Platform neutral organizations like the industry-backed Free Standards Group (FSG), the increasingly global Open Source Development Lab (OSDL), and a newly sensible-about-licenses Open Source Initiative (OSI) together offer the real prospect to provide this vision and leadership.

Be practical but don’t forget the goals

The advantages to OSS of adopting more flexible and pragmatic values are widely acknowledged. At the same time, certain disadvantages of watered-down ideals can be offset by encouraging active collaboration through shared goals instead of dependency on rigid ideology. On the part of industry, cooperation via shared goals is facilitated by striving to meet common customer values and interests. On the part of governments, throughout the developed and developing worlds, collaboration is encouraged by articulating and pragmatically pursuing common societal goals rather than those of monopolists and vested interests. A great example of addressing broad social goals to help bridge the digital divide using techniques of global collaboration is the recent promotion and distribution of localized language versions of OpenOffice.org and other open source tools by India’s Centre for Development of Advanced Computing (C-DAC).

Contribute

As beneficiaries in the global OSS ecosystem begin to come online, simply copying and using is no longer productive. Participants, especially big industry and government, must contribute to generating new technologies and approaches.

Substantive contribution is far harder, but vastly more rewarding, than simply consuming technologies supplied by either proprietary or open source providers. Because OSS will stagnate if collaboration fails at any link in the chain, beneficiaries of OSS must give back to the common pool in order to scale up OSS’s Beowulf-like engine of collaboration. Fortunately, as OSS proliferates, more users are becoming contributors, so grand projects like Spain’s LinEX distribution is both a large OSS consumer (80,000 desktops) and now a valuable contributor to the open source commons.

We often assume that proprietary interests are the main enemies of OSS, but we must also be aware of the challenges we create for ourselves — redundancy and inefficiency, losing sight of shared goals and failure to contribute back to the commons. In the end, OSS must guard against becoming its own worst enemy.

Innovation or Patent Colonialism

Sunday, May 1st, 2005

The second annual Open Source Business Conference (OSBC) in San Francisco brought together key leaders of OSS, as well as players from the opposition — under one roof, to examine the latest trends and business practices in open source. OSBC offered a unique opportunity to discuss, absorb and influence developments that impact adoption and mainstreaming of OSS across the globe. VCs, industry leaders, managers and lawyers all took up unique vantage points along the conference line “Innovation in Open Source”. Vendors such as IBM, CA, Sun, and even Microsoft, advocated their own best practices. Some, louder than others.

“OSS means freedom, OSS means business. OSS means war!”

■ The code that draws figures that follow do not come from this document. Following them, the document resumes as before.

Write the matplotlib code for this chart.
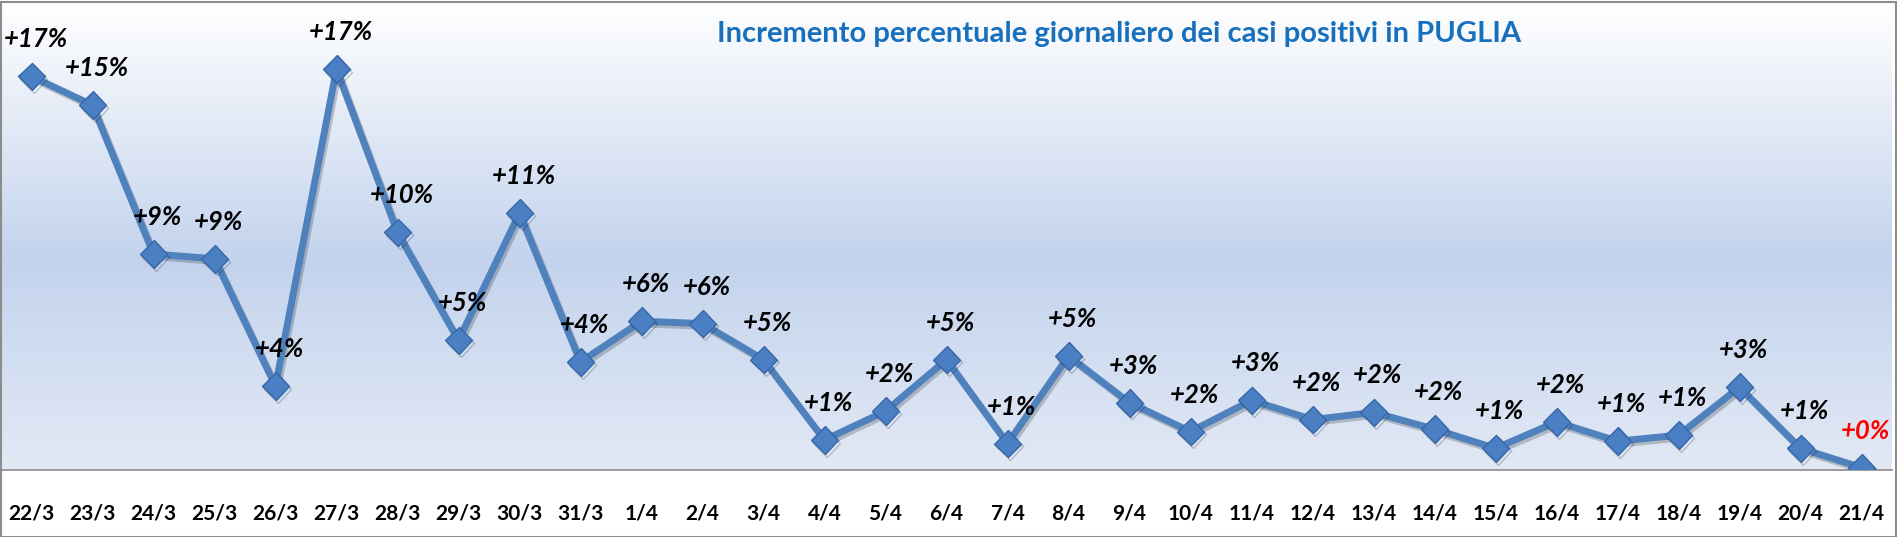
import numpy as np
import matplotlib
matplotlib.use('Agg')
import matplotlib.pyplot as plt
import matplotlib.patheffects as pe
from matplotlib.colors import LinearSegmentedColormap
from matplotlib.patches import Rectangle

# dati
giorni = ['22/3', '23/3', '24/3', '25/3', '26/3', '27/3', '28/3', '29/3', '30/3', '31/3',
          '1/4', '2/4', '3/4', '4/4', '5/4', '6/4', '7/4', '8/4', '9/4', '10/4',
          '11/4', '12/4', '13/4', '14/4', '15/4', '16/4', '17/4', '18/4', '19/4', '20/4', '21/4']
incremento = [16.4, 15.2, 9.0, 8.8, 3.5, 16.7, 9.9, 5.4, 10.7, 4.5,
              6.2, 6.1, 4.6, 1.25, 2.45, 4.6, 1.1, 4.75, 2.8, 1.6,
              2.9, 2.1, 2.4, 1.7, 0.9, 2.0, 1.2, 1.45, 3.45, 0.9, 0.1]
etichette = ['+17%', '+15%', '+9%', '+9%', '+4%', '+17%', '+10%', '+5%', '+11%', '+4%',
             '+6%', '+6%', '+5%', '+1%', '+2%', '+5%', '+1%', '+5%', '+3%', '+2%',
             '+3%', '+2%', '+2%', '+2%', '+1%', '+2%', '+1%', '+1%', '+3%', '+1%', '+0%']

W, H = 1897, 537
fig = plt.figure(figsize=(W / 100, H / 100), dpi=100)
fig.patch.set_facecolor('white')
ax = fig.add_axes([1 / W, 67 / H, 1891 / W, 468 / H])

x = np.arange(len(giorni))
ymax = 19.5
ax.set_xlim(-0.5, len(giorni) - 0.5)
ax.set_ylim(0, ymax)

# sfondo sfumato
cmap = LinearSegmentedColormap.from_list('bg', [(0, '#e2e9f5'), (0.45, '#c3d3ed'), (1, '#ffffff')])
grad = np.linspace(0, 1, 256).reshape(-1, 1)
ax.imshow(grad, cmap=cmap, origin='lower', aspect='auto',
          extent=[-0.5, len(giorni) - 0.5, 0, ymax], zorder=0)

ax.plot(x, incremento, color='#4f81bd', lw=5, marker='D', markersize=14,
        markerfacecolor='#4a7fc3', markeredgecolor='#3767a8', markeredgewidth=1,
        zorder=3, solid_joinstyle='miter',
        path_effects=[pe.SimpleLineShadow(offset=(1.5, -2), alpha=0.2), pe.Normal()])

font_lab = ['Lato', 'DejaVu Sans']
for i, (v, t) in enumerate(zip(incremento, etichette)):
    col = 'red' if i == len(giorni) - 1 else 'black'
    ax.annotate(t, (i, v), xytext=(4, 37), textcoords='offset pixels',
                ha='center', va='center', fontsize=18.5, fontweight='bold',
                fontstyle='italic', color=col, family=font_lab, zorder=4)

ax.set_xticks(x)
ax.set_xticklabels(giorni, fontsize=15, fontweight='bold', family=font_lab)
ax.tick_params(axis='x', length=0, pad=24)
ax.set_yticks([])
for s in ['top', 'left', 'right']:
    ax.spines[s].set_visible(False)
ax.spines['bottom'].set_color('#8c8c8c')
ax.spines['bottom'].set_linewidth(1.2)

fig.text(1119 / W, 1 - 34 / H, 'Incremento percentuale giornaliero dei casi positivi in PUGLIA',
         ha='center', va='center', fontsize=21, fontweight='bold', color='#1870bd',
         family=font_lab)

# cornice
fig.patches.append(Rectangle((0.5 / W, 0.5 / H), 1 - 2 / W, 1 - 2 / H, transform=fig.transFigure,
                             fill=False, edgecolor='#8c8c8c', lw=1.5))

fig.savefig('out.png', dpi=100)
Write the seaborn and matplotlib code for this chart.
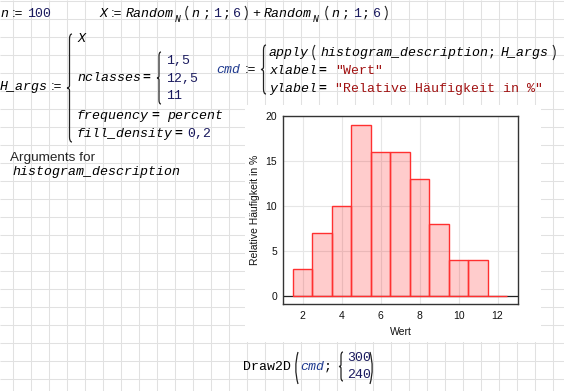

Amid the rattling of sabres, the license bashing and the competitive business posturing of many of the key players, one of the most important voices on the modern software battlefield was Lawrence Lessig whose keynote lecture was on “Clearing the air about Open Source”. Lessig was electrifying. He warned that after the change of US government in 2000, the new administration invalidated ten years of antitrust litigation by simply changing the rules — which in turn helped dismiss the anti-trust proceedings against Microsoft. This action in itself strengthened the monopolist’s strategic mission to acquire an arsenal of software patents as fuel in its war of hegemony to control competitors as well as technology innovation, and business in general. So far, Microsoft has mostly used its patent war chest to defend its product space and market share, but that could easily change as their needs do. Lessig observed that monopolists would spend their current net worth to defend their turfs and crowns. And Microsoft is no different.

Lessig challenged the industry and innovators to think about the consequences of Microsoft succeeding in its patent warfare, and thereby stifling Open Source, innovation and freedom. The US software industry desperately needs to push legal reform in order to maintain free competition and avoid crippling patent warfare and frivolous litigation from monopolists. The danger is being felt all across the world — in the US as well as in proxy battlegrounds like Brazil and India. Developing countries are being pressured constantly by Microsoft and its supporters to believe that free software is more expensive than its own products and services. Brazil, a key battlefield in this war, has officially countered that whatever the expense, free software supports its national interests in helping build a local infrastructure, promoting local innovation and nurturing its fledgling economy. Lessig noted that Brazil believes strongly in building a free culture — free to innovate, free for expression of creativity and free to grow. He warned that in a world dominated by lobbyists and lawyers, the open source community and industry must follow the pattern of Brazil. The OSS community has no choice but to fight to preserve its rights to create open software, to innovate and to grow.

In the end, Lessig advised the open source industry to follow a “republican-like centrist” way of controlling software patents. Every software patent ought to be put through a rigorous economic examination and proved to do more good than harm, and be discarded if demonstrated otherwise. Presumably few, if any, software patents would survive under the bright light of objective scrutiny.

OSBC represented a small skirmish in the war over whose software will dominate the information age. Much larger battles, with risks of far greater casualties, loom, especially in the developing world. For example, in India, as elsewhere, monopolists are in pitched battle against competition and free markets. Global pressure tactics are being used on a local but still lethal scale. As a result, India recently capitulated for a limited time to the WTO, Microsoft and other special interest lobbies, to allow software patents to be recognized and enforced. But as IP monopolists with deep pockets continue their crusades, how long can countries like India defend themselves in a war of unequals? How long will the rights to innovate, promote local businesses and build infrastructure survive? As Lessig eloquently argues, the only way to stop patent colonialism, is to reform the local legal process to promote competition. And continue to adopt, innovate and grow healthily with open source software.